Siento mucho la partida de Javier Livas, quien fue, entre muchas otras cosas, un editorialista de ideas firmes y pluma intensa, muy intensa, pero siempre abierto a observaciones de sus editores en El Norte, las cuales, después de una larga plática y argumentación (con réplica, como buen abogado que era), llegaba a aceptar. Como publicaba los sábados, al editor de opinión del viernes le tocaba el premio gordo de la Lotería.
¿Cómo podía caber Javier en una columna? ¿De qué manera dar cauce a un torrente de ideas que iban desde la cibernética hasta los fundamentos de la democracia (“El Estado Cibernético” le llamaba), a veces en un mismo texto? “No se puede encerrar a un lobo en un corral”, reza un dicho japonés. Claro que no se puede, pero era la tarea del editor ayudarle a que todo cupiera en 600 palabras, por favor.
Me tocó ser su editor en muchas batallas de los viernes (que empezaban normalmente con una llamada telefónica: “sobre tu artículo, Javier…”), pero fue una experiencia que traspasó el ámbito específico entre editor y columnista. Me era imposible quedar impasible ante su fuerza expresiva y variedad de temas; mientras yo lo apoyaba con mi trabajo lo mejor que podía, él me enseñó muchas cosas y maneras de relacionarlas, conexiones impensables entre sucesos y personas expresadas en una redacción, por momentos, tortuosa. Fue como tratar de arrancar perlas de sabiduría a un tornado categoría 5.
Después de eso, en la comida anual con los editorialistas, editores y directivos, Javier llegaba lo más alejado posible del prototipo del abogado. En una de esas comidas, por ejemplo, su atuendo consistía en sombrero texano negro, camisa blanca, saco, jeans y botas vaqueras negras, un verdadero Clint Eastwood regio (creo que estarían de la misma estatura), y hablaba de leyes, política y anécdotas al puro estilo norteño: lo que decía se escuchaba, por lo menos, a tres mesas de distancia. En la foto de sus redes sociales, alguna vez apareció una guitarra tipo country en lugar de su rostro.
En todo momento, yo recordaba que él era ya una figura pública en el Partenón regiomontano de luchadores por la democracia, los derechos civiles y políticos. Bien ganada su fama por aventado en el activismo y atrabancado en su discurso que no se detenía ante nada. Me refiero al activismo cívico en la época en que había que fregarse, como decimos en Monterrey, en la calle y en las marchas, no como ahora en los chats y redes sociales. Había que arriesgar el pellejo para defender los votos y exigir cuentas a los gobernantes.

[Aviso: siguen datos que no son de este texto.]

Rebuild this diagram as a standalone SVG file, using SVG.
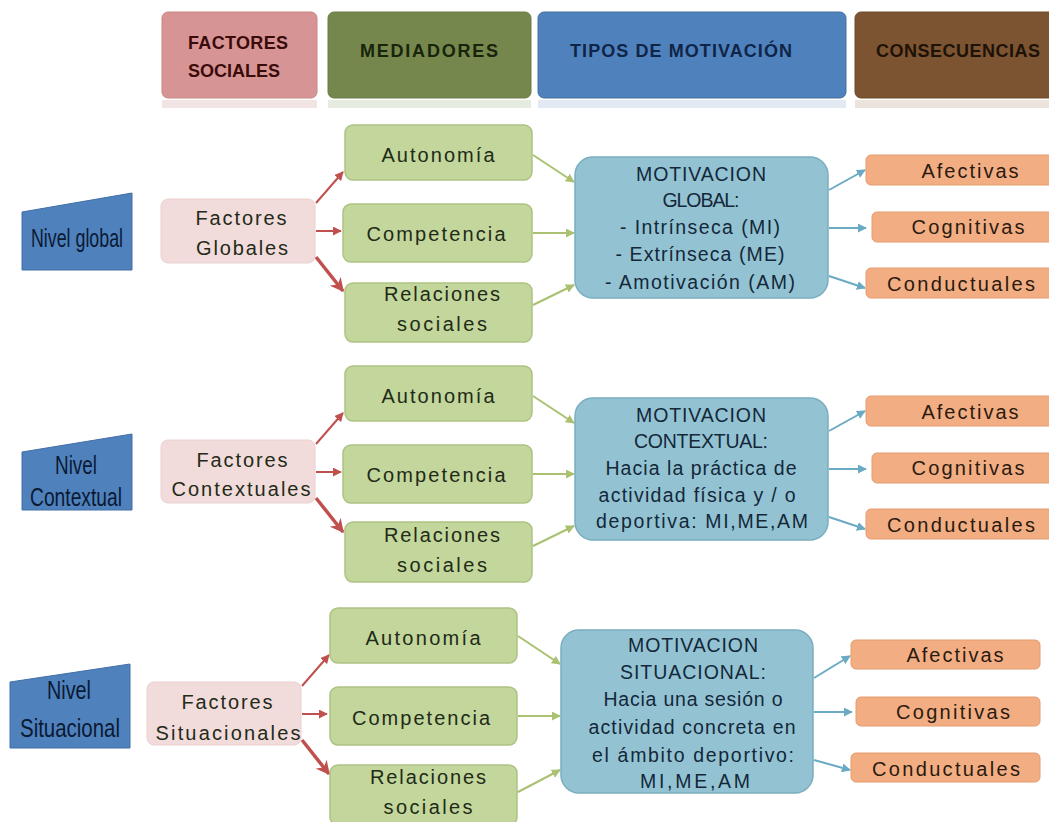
<svg xmlns="http://www.w3.org/2000/svg" width="1049" height="822" viewBox="0 0 1049 822">
<defs>
<style>
.hd{font-family:"Liberation Sans",Arial,sans-serif;font-weight:bold;font-size:18px;text-anchor:middle}
.t{font-family:"Liberation Sans",Arial,sans-serif;font-size:20px;fill:#222a18;text-anchor:middle}
.tm{font-family:"Liberation Sans",Arial,sans-serif;font-size:19.5px;fill:#14283a;text-anchor:middle}
.tc{font-family:"Liberation Sans",Arial,sans-serif;font-size:20px;fill:#2a1a10;text-anchor:middle}
.tn{font-family:"Liberation Sans",Arial,sans-serif;font-size:25px;fill:#0b1a33;text-anchor:middle}
.niv{fill:#4f81bd;stroke:#416fa6;stroke-width:1}
.fac{fill:#f2dcdb;stroke:#ead0cf;stroke-width:1}
.med{fill:#c3d69b;stroke:#aec284;stroke-width:1.5}
.mot{fill:#93c3d3;stroke:#7aaebf;stroke-width:1.5}
.con{fill:#f2ae82;stroke:#e39c6e;stroke-width:1}
.ar{stroke:#c0504d;stroke-width:2;fill:none}
.ar2{stroke:#c0504d;stroke-width:3.5;fill:none}
.ag{stroke:#a9c170;stroke-width:2;fill:none}
.ab{stroke:#6aaac4;stroke-width:2;fill:none}
</style>
<marker id="mr" viewBox="0 0 10 10" refX="9" refY="5" markerWidth="9" markerHeight="9" markerUnits="userSpaceOnUse" orient="auto"><path d="M0,0 L10,5 L0,10 z" fill="#c0504d"/></marker>
<marker id="mr2" viewBox="0 0 10 10" refX="9" refY="5" markerWidth="14" markerHeight="14" markerUnits="userSpaceOnUse" orient="auto"><path d="M0,0 L10,5 L0,10 L3,5 z" fill="#c0504d"/></marker>
<marker id="mg" viewBox="0 0 10 10" refX="9" refY="5" markerWidth="9" markerHeight="9" markerUnits="userSpaceOnUse" orient="auto"><path d="M0,0 L10,5 L0,10 z" fill="#a9c170"/></marker>
<marker id="mb" viewBox="0 0 10 10" refX="9" refY="5" markerWidth="9" markerHeight="9" markerUnits="userSpaceOnUse" orient="auto"><path d="M0,0 L10,5 L0,10 z" fill="#6aaac4"/></marker>
</defs>
<rect width="1049" height="822" fill="#ffffff"/>

<!-- headers -->
<g id="h-factores">
<rect x="162" y="100" width="155" height="8" fill="#f3e4e4"/>
<rect x="162" y="12" width="155" height="86" rx="6" fill="#d69594" stroke="#c98584"/>
<text class="hd" x="238" y="49" fill="#3b0a0a" textLength="100">FACTORES</text>
<text class="hd" x="234" y="77" fill="#3b0a0a" textLength="92">SOCIALES</text>
</g>
<g id="h-mediadores">
<rect x="328" y="100" width="203" height="8" fill="#e6ebe0"/>
<rect x="328" y="12" width="203" height="86" rx="6" fill="#75874c" stroke="#6a7b44"/>
<text class="hd" x="429" y="57" fill="#17240a" textLength="138">MEDIADORES</text>
</g>
<g id="h-tipos">
<rect x="538" y="100" width="308" height="8" fill="#e2e9f3"/>
<rect x="538" y="12" width="308" height="86" rx="6" fill="#4f81bd" stroke="#42719f"/>
<text class="hd" x="681" y="57" fill="#0f2547" textLength="222">TIPOS DE MOTIVACIÓN</text>
</g>
<g id="h-consecuencias">
<rect x="855" y="100" width="194" height="8" fill="#ece4dc"/>
<rect x="855" y="12" width="210" height="86" rx="6" fill="#7c5431" stroke="#6c482a"/>
<text class="hd" x="958" y="57" fill="#1e1208" textLength="164">CONSECUENCIAS</text>
</g>

<!-- connectors -->
<g id="connectors">
<line class="ar" x1="316" y1="203" x2="343" y2="172" marker-end="url(#mr)"/>
<line class="ar" x1="316" y1="231" x2="341" y2="231" marker-end="url(#mr)"/>
<line class="ar2" x1="316" y1="257" x2="343" y2="291" marker-end="url(#mr2)"/>
<line class="ag" x1="533" y1="155" x2="574" y2="182" marker-end="url(#mg)"/>
<line class="ag" x1="533" y1="233" x2="574" y2="233" marker-end="url(#mg)"/>
<line class="ag" x1="533" y1="305" x2="574" y2="285" marker-end="url(#mg)"/>
<line class="ab" x1="829" y1="190" x2="865" y2="170" marker-end="url(#mb)"/>
<line class="ab" x1="829" y1="228" x2="866" y2="228" marker-end="url(#mb)"/>
<line class="ab" x1="829" y1="276" x2="865" y2="288" marker-end="url(#mb)"/>

<line class="ar" x1="316" y1="444" x2="343" y2="413" marker-end="url(#mr)"/>
<line class="ar" x1="316" y1="472" x2="341" y2="472" marker-end="url(#mr)"/>
<line class="ar2" x1="316" y1="498" x2="343" y2="532" marker-end="url(#mr2)"/>
<line class="ag" x1="533" y1="396" x2="574" y2="423" marker-end="url(#mg)"/>
<line class="ag" x1="533" y1="474" x2="574" y2="474" marker-end="url(#mg)"/>
<line class="ag" x1="533" y1="546" x2="574" y2="526" marker-end="url(#mg)"/>
<line class="ab" x1="829" y1="431" x2="865" y2="411" marker-end="url(#mb)"/>
<line class="ab" x1="829" y1="469" x2="866" y2="469" marker-end="url(#mb)"/>
<line class="ab" x1="829" y1="517" x2="865" y2="529" marker-end="url(#mb)"/>

<line class="ar" x1="302" y1="686" x2="329" y2="655" marker-end="url(#mr)"/>
<line class="ar" x1="302" y1="714" x2="327" y2="714" marker-end="url(#mr)"/>
<line class="ar2" x1="302" y1="740" x2="329" y2="774" marker-end="url(#mr2)"/>
<line class="ag" x1="518" y1="636" x2="560" y2="664" marker-end="url(#mg)"/>
<line class="ag" x1="518" y1="716" x2="560" y2="716" marker-end="url(#mg)"/>
<line class="ag" x1="518" y1="792" x2="560" y2="770" marker-end="url(#mg)"/>
<line class="ab" x1="814" y1="678" x2="850" y2="656" marker-end="url(#mb)"/>
<line class="ab" x1="814" y1="712" x2="852" y2="712" marker-end="url(#mb)"/>
<line class="ab" x1="814" y1="760" x2="850" y2="770" marker-end="url(#mb)"/>
</g>

<!-- GLOBAL level -->
<g id="nivel-global">
<polygon class="niv" points="22,212 132,193 132,270 22,270"/>
<text class="tn" x="77" y="247" textLength="92" lengthAdjust="spacingAndGlyphs">Nivel global</text>
</g>
<g id="factores-globales">
<rect class="fac" x="161" y="199" width="154" height="64" rx="7"/>
<text class="t" x="241" y="225" textLength="91">Factores</text>
<text class="t" x="242" y="255" textLength="92">Globales</text>
</g>
<g id="g-autonomia">
<rect class="med" x="345" y="125" width="187" height="55" rx="8"/>
<text class="t" x="438" y="162" textLength="113">Autonomía</text>
</g>
<g id="g-competencia">
<rect class="med" x="343" y="204" width="189" height="58" rx="8"/>
<text class="t" x="436" y="241" textLength="139">Competencia</text>
</g>
<g id="g-relaciones">
<rect class="med" x="345" y="283" width="187" height="59" rx="8"/>
<text class="t" x="442" y="301" textLength="116">Relaciones</text>
<text class="t" x="442" y="331" textLength="90">sociales</text>
</g>
<g id="g-motivacion">
<rect class="mot" x="575" y="157" width="253" height="141" rx="18"/>
<text class="tm" x="701" y="181" textLength="130">MOTIVACION</text>
<text class="tm" x="701" y="207" textLength="77">GLOBAL:</text>
<text class="tm" x="700" y="234" textLength="160">- Intrínseca (MI)</text>
<text class="tm" x="700" y="261" textLength="169">- Extrínseca (ME)</text>
<text class="tm" x="700" y="289" textLength="190">- Amotivación (AM)</text>
</g>
<g id="g-afectivas">
<rect class="con" x="866" y="155" width="190" height="30" rx="5"/>
<text class="tc" x="970" y="178" textLength="97">Afectivas</text>
</g>
<g id="g-cognitivas">
<rect class="con" x="872" y="212" width="184" height="30" rx="5"/>
<text class="tc" x="968" y="234" textLength="113">Cognitivas</text>
</g>
<g id="g-conductuales">
<rect class="con" x="866" y="268" width="190" height="30" rx="5"/>
<text class="tc" x="961" y="291" textLength="148">Conductuales</text>
</g>

<!-- CONTEXTUAL level -->
<g id="nivel-contextual">
<polygon class="niv" points="22,452 132,434 132,510 22,510"/>
<text class="tn" x="76" y="474" textLength="42" lengthAdjust="spacingAndGlyphs">Nivel</text>
<text class="tn" x="76" y="506" textLength="92" lengthAdjust="spacingAndGlyphs">Contextual</text>
</g>
<g id="factores-contextuales">
<rect class="fac" x="161" y="440" width="154" height="63" rx="7"/>
<text class="t" x="242" y="467" textLength="91">Factores</text>
<text class="t" x="241" y="496" textLength="139">Contextuales</text>
</g>
<g id="c-autonomia">
<rect class="med" x="345" y="366" width="187" height="55" rx="8"/>
<text class="t" x="438" y="403" textLength="113">Autonomía</text>
</g>
<g id="c-competencia">
<rect class="med" x="343" y="445" width="189" height="58" rx="8"/>
<text class="t" x="436" y="482" textLength="139">Competencia</text>
</g>
<g id="c-relaciones">
<rect class="med" x="345" y="522" width="187" height="60" rx="8"/>
<text class="t" x="442" y="542" textLength="116">Relaciones</text>
<text class="t" x="442" y="572" textLength="90">sociales</text>
</g>
<g id="c-motivacion">
<rect class="mot" x="575" y="398" width="253" height="142" rx="18"/>
<text class="tm" x="701" y="422" textLength="130">MOTIVACION</text>
<text class="tm" x="701" y="448" textLength="134">CONTEXTUAL:</text>
<text class="tm" x="701" y="475" textLength="191">Hacia la práctica de</text>
<text class="tm" x="697" y="502" textLength="197">actividad física y / o</text>
<text class="tm" x="702" y="528" textLength="212">deportiva: MI,ME,AM</text>
</g>
<g id="c-afectivas">
<rect class="con" x="866" y="396" width="190" height="30" rx="5"/>
<text class="tc" x="970" y="419" textLength="97">Afectivas</text>
</g>
<g id="c-cognitivas">
<rect class="con" x="872" y="453" width="184" height="30" rx="5"/>
<text class="tc" x="968" y="475" textLength="113">Cognitivas</text>
</g>
<g id="c-conductuales">
<rect class="con" x="866" y="509" width="190" height="30" rx="5"/>
<text class="tc" x="961" y="532" textLength="148">Conductuales</text>
</g>

<!-- SITUACIONAL level -->
<g id="nivel-situacional">
<polygon class="niv" points="10,682 130,664 130,748 10,748"/>
<text class="tn" x="69" y="699" textLength="44" lengthAdjust="spacingAndGlyphs">Nivel</text>
<text class="tn" x="70" y="737" textLength="100" lengthAdjust="spacingAndGlyphs">Situacional</text>
</g>
<g id="factores-situacionales">
<rect class="fac" x="147" y="682" width="154" height="63" rx="7"/>
<text class="t" x="227" y="709" textLength="91">Factores</text>
<text class="t" x="228" y="740" textLength="145">Situacionales</text>
</g>
<g id="s-autonomia">
<rect class="med" x="330" y="608" width="187" height="55" rx="8"/>
<text class="t" x="423" y="645" textLength="115">Autonomía</text>
</g>
<g id="s-competencia">
<rect class="med" x="330" y="687" width="187" height="58" rx="8"/>
<text class="t" x="421" y="725" textLength="138">Competencia</text>
</g>
<g id="s-relaciones">
<rect class="med" x="330" y="765" width="187" height="60" rx="8"/>
<text class="t" x="428" y="784" textLength="116">Relaciones</text>
<text class="t" x="428" y="814" textLength="89">sociales</text>
</g>
<g id="s-motivacion">
<rect class="mot" x="561" y="630" width="252" height="163" rx="18"/>
<text class="tm" x="693" y="652" textLength="130">MOTIVACION</text>
<text class="tm" x="693" y="679" textLength="146">SITUACIONAL:</text>
<text class="tm" x="693" y="706" textLength="179">Hacia una sesión o</text>
<text class="tm" x="692" y="734" textLength="207">actividad concreta en</text>
<text class="tm" x="693" y="762" textLength="202">el ámbito deportivo:</text>
<text class="tm" x="695" y="788" textLength="110">MI,ME,AM</text>
</g>
<g id="s-afectivas">
<rect class="con" x="851" y="640" width="189" height="29" rx="5"/>
<text class="tc" x="955" y="662" textLength="97">Afectivas</text>
</g>
<g id="s-cognitivas">
<rect class="con" x="856" y="697" width="184" height="29" rx="5"/>
<text class="tc" x="953" y="719" textLength="114">Cognitivas</text>
</g>
<g id="s-conductuales">
<rect class="con" x="851" y="753" width="189" height="29" rx="5"/>
<text class="tc" x="946" y="776" textLength="148">Conductuales</text>
</g>
</svg>
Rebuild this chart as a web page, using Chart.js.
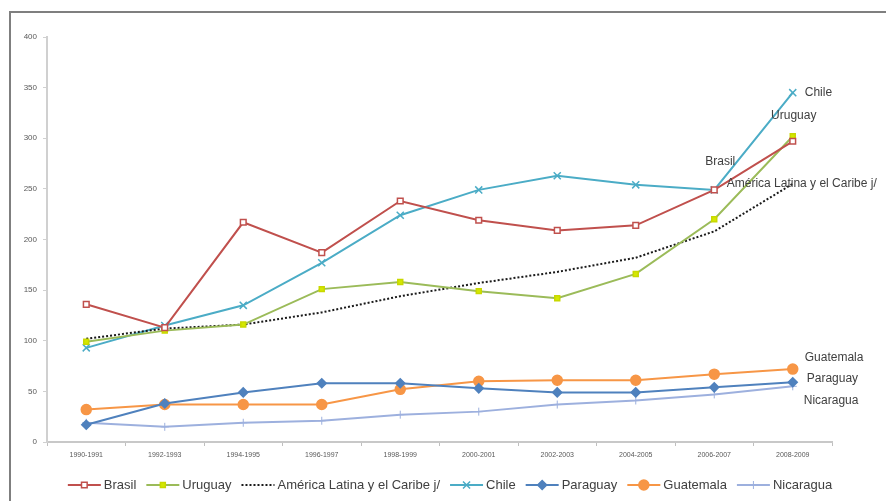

Con todo eso, en persona su sonrisa era franca, se le abría el rostro serio y alargaba la mano firme para el saludo. Aquel hombrón alto y con sombrero texano era capaz de esas cortesías y era una garantía de que jamás habría una conversación aburrida ni rutinaria con Javier. ¡No, qué va!
La última batalla de los viernes para el editor a cargo fue el reciente 13 de enero. Al día siguiente, se publicó su columna final, titulada (en su mejor estilo) “Incomprendido e ignorado”: “Así inauguro el 2023 tras más de 40 años de escribir para EL NORTE: incomprendido e ignorado. Hoy con bríos renovados, defenderé mi tesis central y eterna: Nunca tendremos un gran país sin buena información y transparencia”.
Sobre tu artículo, Javier, hoy no hay observaciones, sino decirte adiós y buen viaje (en 600 palabras, por los viejos buenos tiempos), se te va a extrañar los sábados. Gracias por todo lo que diste.